Roland Garros work halted again
The French Tennis Federation (FFT) said on Friday they will return to court after the expansion of Roland Garros, the historic but cramped home of the French Open, suffered its latest legal blow.
In the latest setback to the long-running saga involving the 400-million-euro ($448 million) redevelopment of the site in the plush western sector of Paris, the Tribunal de Grande Instance (TGI) on Thursday ordered an interim suspension.
The Paris High Court's ruling came just three days after a different court had given the green light.
Jeremy Botton, CEO of the FFT told AFP they would be returning to the TGI in a bid to have the decision overturned.
"We hope to be heard very soon, early next week," said Botton.
On Monday, the French Conseil d'Etat (Council of State) overturned a March ruling that blocked development of a new 5 000-seat stadium in the Serres d'Auteuil due to protests over the impact the work would have on the botanical garden's historic greenhouses which date back to the 19th century.
It was the heirs of the architect of the greenhouses, Jean-Camille Formige, who successfully sought the latest stoppage to the work with the TGI ruling that the Council of State had breached an earlier legal judgement.
"Our goal is to block the works.
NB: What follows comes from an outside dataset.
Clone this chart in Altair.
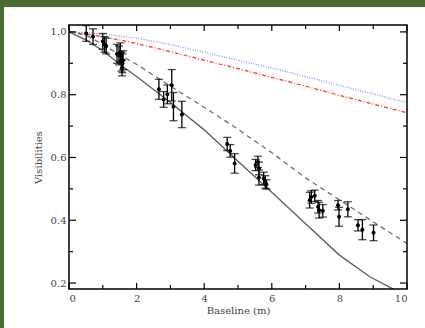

If everything is destroyed, our actions have no sense," Philippe Zagury, the lawyer of the Formige descendents, told AFP.
Since Monday, work had already started on some demolition as well as tree-felling at the Serres d'Auteuil.
Part of the redevelopment of Roland Garros will also see a roof built on the central Court Philippe Chatrier but that is not expected to be finished before 2020.
The sport's other three Grand Slam events – Wimbledon and the US and Australian Opens – all have covered stadiums.